JOB
Everything from the first line of the data through the line with "fse_fliers = [[0.9978], [], [], [], [], []]" is to be echoed exactly, minus the pictures.

─── PROVIDED MATERIAL

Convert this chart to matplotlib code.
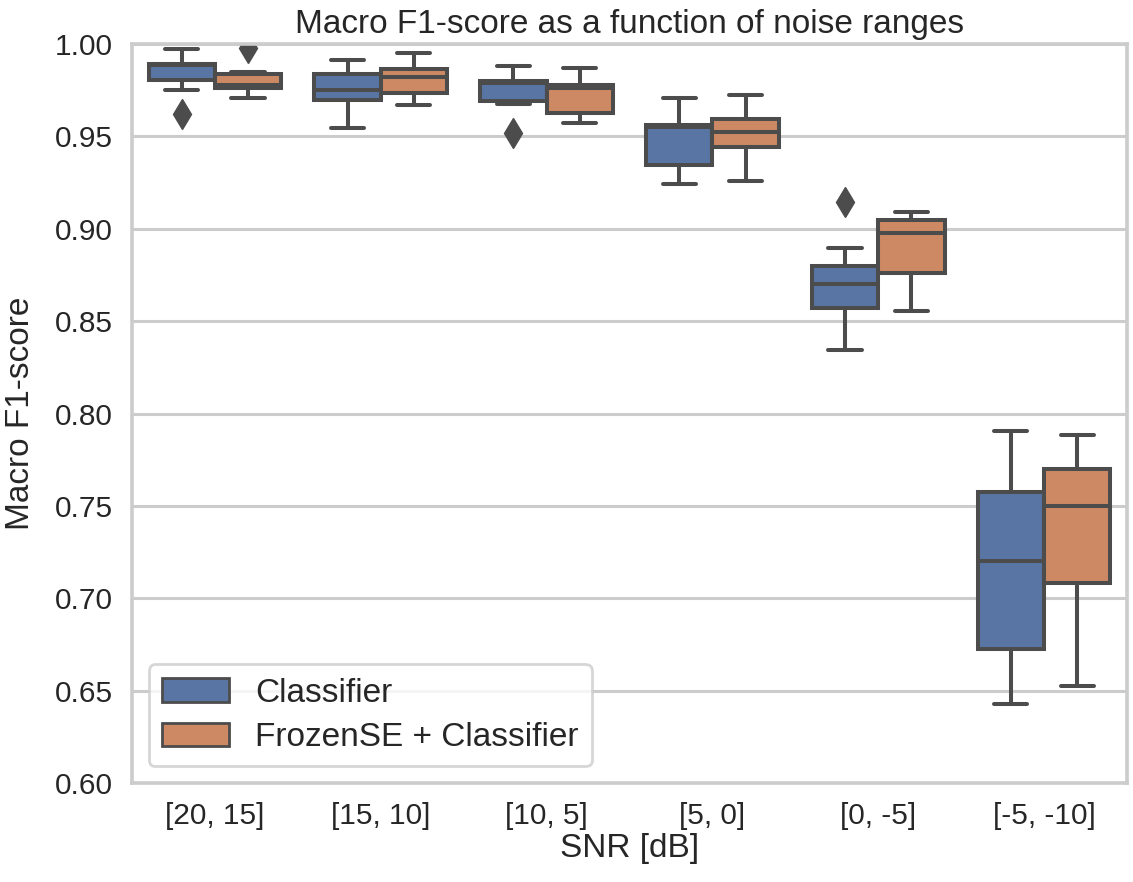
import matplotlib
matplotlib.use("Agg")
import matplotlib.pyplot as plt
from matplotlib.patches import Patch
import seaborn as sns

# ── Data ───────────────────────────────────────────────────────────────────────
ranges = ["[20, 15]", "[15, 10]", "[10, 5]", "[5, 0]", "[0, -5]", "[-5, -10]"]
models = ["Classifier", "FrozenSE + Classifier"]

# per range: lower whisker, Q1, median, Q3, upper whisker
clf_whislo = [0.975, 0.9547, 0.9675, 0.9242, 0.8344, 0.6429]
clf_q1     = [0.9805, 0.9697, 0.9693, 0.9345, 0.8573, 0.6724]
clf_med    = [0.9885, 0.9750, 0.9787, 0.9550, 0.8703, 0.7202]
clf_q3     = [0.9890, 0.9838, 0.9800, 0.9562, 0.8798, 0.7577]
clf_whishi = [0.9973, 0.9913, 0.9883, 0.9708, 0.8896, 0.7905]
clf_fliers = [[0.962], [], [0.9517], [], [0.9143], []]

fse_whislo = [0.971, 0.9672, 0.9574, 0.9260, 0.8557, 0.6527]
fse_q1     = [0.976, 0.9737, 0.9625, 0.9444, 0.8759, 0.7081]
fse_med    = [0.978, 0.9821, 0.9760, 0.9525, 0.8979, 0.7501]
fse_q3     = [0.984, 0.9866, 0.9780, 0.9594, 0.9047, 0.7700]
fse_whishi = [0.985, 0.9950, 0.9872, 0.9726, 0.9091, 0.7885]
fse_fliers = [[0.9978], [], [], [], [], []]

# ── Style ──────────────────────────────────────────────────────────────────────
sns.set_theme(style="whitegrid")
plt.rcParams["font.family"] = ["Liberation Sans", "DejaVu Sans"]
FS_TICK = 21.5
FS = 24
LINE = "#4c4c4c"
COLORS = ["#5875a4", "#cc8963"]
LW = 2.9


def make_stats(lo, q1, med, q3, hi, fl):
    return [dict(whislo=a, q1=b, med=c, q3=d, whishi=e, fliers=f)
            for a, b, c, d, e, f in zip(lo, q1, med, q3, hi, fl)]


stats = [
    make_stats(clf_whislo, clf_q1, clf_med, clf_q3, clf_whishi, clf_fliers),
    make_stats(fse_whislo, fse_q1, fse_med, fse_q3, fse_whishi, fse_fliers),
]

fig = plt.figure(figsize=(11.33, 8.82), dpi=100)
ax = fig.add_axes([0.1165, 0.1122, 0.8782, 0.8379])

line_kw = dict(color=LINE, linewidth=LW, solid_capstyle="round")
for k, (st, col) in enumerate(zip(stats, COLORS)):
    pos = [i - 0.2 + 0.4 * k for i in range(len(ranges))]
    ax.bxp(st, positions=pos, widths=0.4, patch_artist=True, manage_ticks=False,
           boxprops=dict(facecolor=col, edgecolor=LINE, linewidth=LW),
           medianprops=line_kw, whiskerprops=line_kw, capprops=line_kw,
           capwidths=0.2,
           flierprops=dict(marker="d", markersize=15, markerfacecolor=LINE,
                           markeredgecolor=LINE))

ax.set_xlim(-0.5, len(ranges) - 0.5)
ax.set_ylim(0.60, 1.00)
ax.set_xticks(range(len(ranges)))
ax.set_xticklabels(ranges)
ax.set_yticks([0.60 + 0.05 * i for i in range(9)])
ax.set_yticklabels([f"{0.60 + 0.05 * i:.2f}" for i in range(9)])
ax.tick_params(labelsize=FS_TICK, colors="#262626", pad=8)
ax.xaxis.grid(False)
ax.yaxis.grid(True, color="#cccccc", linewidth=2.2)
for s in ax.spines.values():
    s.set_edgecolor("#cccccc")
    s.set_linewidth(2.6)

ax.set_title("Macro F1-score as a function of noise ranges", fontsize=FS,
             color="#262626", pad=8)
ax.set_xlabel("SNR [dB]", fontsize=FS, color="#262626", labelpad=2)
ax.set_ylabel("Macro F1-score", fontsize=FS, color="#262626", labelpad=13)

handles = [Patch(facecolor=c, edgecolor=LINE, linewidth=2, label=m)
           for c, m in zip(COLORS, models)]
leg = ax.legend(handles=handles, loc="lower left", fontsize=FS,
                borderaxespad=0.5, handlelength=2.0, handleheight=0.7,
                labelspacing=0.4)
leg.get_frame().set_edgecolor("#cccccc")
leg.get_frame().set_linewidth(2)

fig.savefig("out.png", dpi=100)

──────

RESULT
Convert this chart to matplotlib code.
import matplotlib
matplotlib.use("Agg")
import matplotlib.pyplot as plt
from matplotlib.patches import Patch
import seaborn as sns

# ── Data ───────────────────────────────────────────────────────────────────────
ranges = ["[20, 15]", "[15, 10]", "[10, 5]", "[5, 0]", "[0, -5]", "[-5, -10]"]
models = ["Classifier", "FrozenSE + Classifier"]

# per range: lower whisker, Q1, median, Q3, upper whisker
clf_whislo = [0.975, 0.9547, 0.9675, 0.9242, 0.8344, 0.6429]
clf_q1     = [0.9805, 0.9697, 0.9693, 0.9345, 0.8573, 0.6724]
clf_med    = [0.9885, 0.9750, 0.9787, 0.9550, 0.8703, 0.7202]
clf_q3     = [0.9890, 0.9838, 0.9800, 0.9562, 0.8798, 0.7577]
clf_whishi = [0.9973, 0.9913, 0.9883, 0.9708, 0.8896, 0.7905]
clf_fliers = [[0.962], [], [0.9517], [], [0.9143], []]

fse_whislo = [0.971, 0.9672, 0.9574, 0.9260, 0.8557, 0.6527]
fse_q1     = [0.976, 0.9737, 0.9625, 0.9444, 0.8759, 0.7081]
fse_med    = [0.978, 0.9821, 0.9760, 0.9525, 0.8979, 0.7501]
fse_q3     = [0.984, 0.9866, 0.9780, 0.9594, 0.9047, 0.7700]
fse_whishi = [0.985, 0.9950, 0.9872, 0.9726, 0.9091, 0.7885]
fse_fliers = [[0.9978], [], [], [], [], []]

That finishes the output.